Riptech: Spike In Security Threats


79 percent increase in past six months


The number of security threats on the Web has grown dramatically in the past six months, according to a report by Riptech, a managed security services firm.

Riptech, based here, plans to release its Internet Security Threat Report this week. The report is based on data collected and analyzed in the past six months from more than 300 customers that subscribe to its security monitoring service.

The company said it validated 128,678 cyberattacks, which were detected by analyzing more than 5.5 billion firewall logs and intrusion-detection alerts.

 
 STORMING THE FORTRESS
>> Riptech validated 128,678 cyberattacks.
>> Attacks included attempted denial-of-service, efforts to access corporate networks.
>> Nearly 40 percent of attacks appeared to diberately target a specific company.

 

Last year's Nimda and Code Red worms accounted for a majority of the malicious activity tracked by the company. But even excluding those threats, average attacks per company increased 79 percent between July and December, said Riptech CTO Tim Belcher. "The threat is getting worse," he said.

Attacks included attempted denial-of-service assaults and coordinated efforts to access corporate networks, he said.

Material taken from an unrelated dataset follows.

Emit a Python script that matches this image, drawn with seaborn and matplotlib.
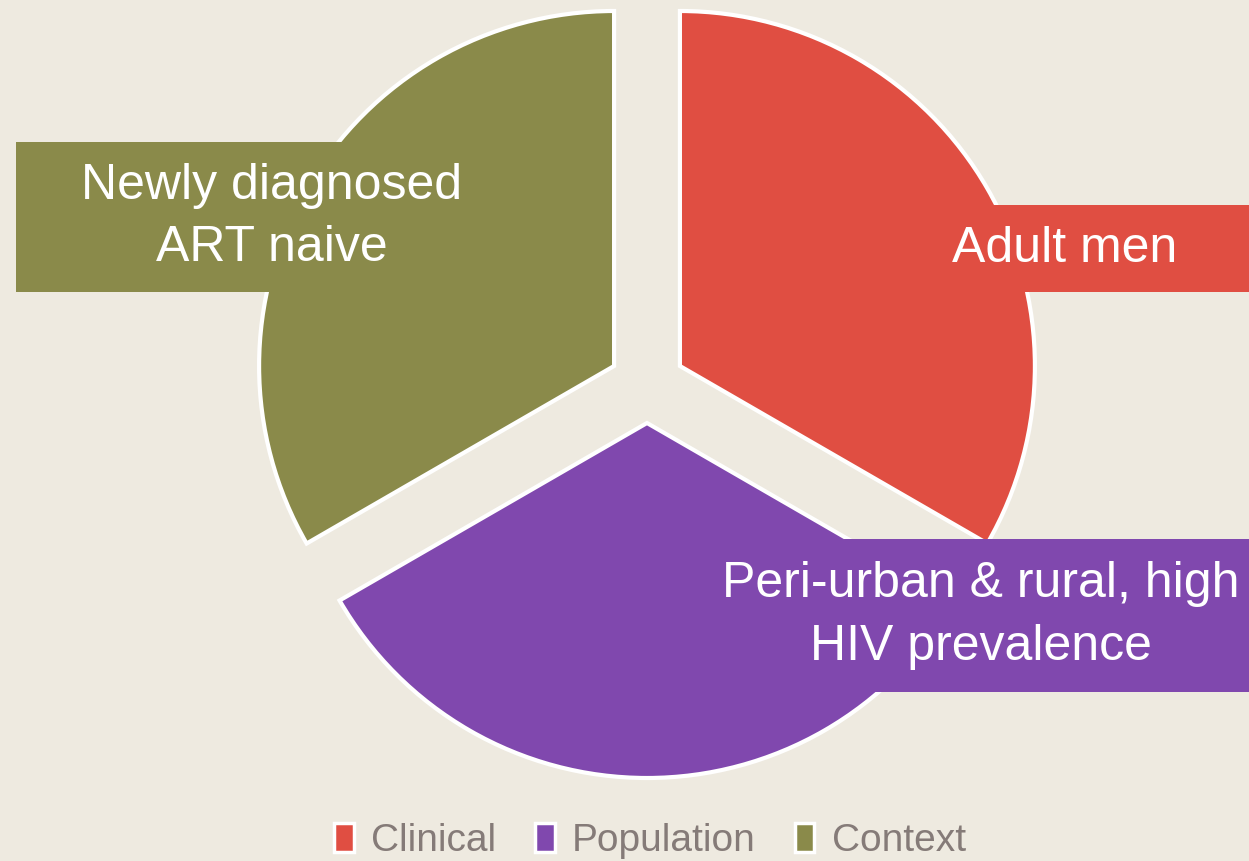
import matplotlib
matplotlib.use("Agg")
import matplotlib.pyplot as plt
import seaborn as sns
from matplotlib.patches import Patch, Rectangle

sns.set_style("white")
plt.rcParams['font.family'] = ['Liberation Sans', 'DejaVu Sans']

categories = ["Clinical", "Population", "Context"]
values = [1, 1, 1]
labels = ["Adult men", "Peri-urban & rural, high\nHIV prevalence", "Newly diagnosed\nART naive"]
colors = ["#E04E42", "#8048AE", "#8A8A4A"]
bg = "#EEEAE0"

W, H = 1249, 861
fig = plt.figure(figsize=(W / 100, H / 100), dpi=100, facecolor=bg)
ax = fig.add_axes([0, 0, 1, 1])
ax.set_facecolor(bg)

cx, cy, r, ex = 647, H - 385, 355, 38
wedges, _ = ax.pie(values, colors=colors, startangle=90, counterclock=False,
                   center=(cx, cy), radius=r, explode=[ex] * 3, frame=True,
                   wedgeprops=dict(edgecolor="white", linewidth=3.0))
ax.set_xlim(0, W)
ax.set_ylim(0, H)
ax.set_aspect("auto")
ax.axis("off")

# label boxes (x0, y_top, x1, y_bottom in pixel coords from top)
boxes = [(880, 205, 1249, 292), (712, 539, 1249, 692), (16, 142, 528, 292)]
for (x0, yt, x1, yb), lab, col in zip(boxes, labels, colors):
    ax.add_patch(Rectangle((x0, H - yb), x1 - x0, yb - yt, facecolor=col,
                           edgecolor="none", zorder=3))
    ax.text((x0 + x1) / 2, H - (yt + yb) / 2, lab, ha="center", va="center",
            color="white", fontsize=36, linespacing=1.45, zorder=4)

handles = [Patch(facecolor=c, edgecolor="white", linewidth=2.5) for c in colors]
leg = fig.legend(handles, categories, loc="center", bbox_to_anchor=(650 / W, 1 - 841 / H),
                 ncol=3, frameon=False, handlelength=0.5, handleheight=0.75,
                 handletextpad=0.45, columnspacing=1.0,
                 prop={'family': ['Liberation Sans Narrow', 'Liberation Sans'], 'size': 28})
for t in leg.get_texts():
    t.set_color("#857B78")

fig.savefig("out.png", dpi=100, facecolor=bg)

While less than 1 percent of all attacks posed a severe threat, more than 43 percent of the companies in the study experienced at least one attack that would have resulted in a successful security breach had Riptech not intervened, according to the study, which can be accessed at www.riptech.com.

Nearly 40 percent of the attacks appeared to deliberately target a specific company, and the rate of assaults was higher for larger, high-profile companies, Belcher said.

Attack rates varied by industry, with power and energy companies suffering the most. The study, however, did not show a significant fluctuation of activity around Sept. 11, he said.

George Milliken, CEO of Farm9, a managed security firm based in Oakland, Calif., said his company saw a jump in traffic in the last half of 2001, primarily due to automated scanning and worms such as Nimda.

Mark Greisiger, vice president at NetDiligence, a new Philadelphia-based division of the Privacy Council, said he hadn't seen evidence of the trends indicated by the Riptech study. But he added that the annual survey conducted by the FBI and the Computer Security Institute has shown an increase in cybercrime every year.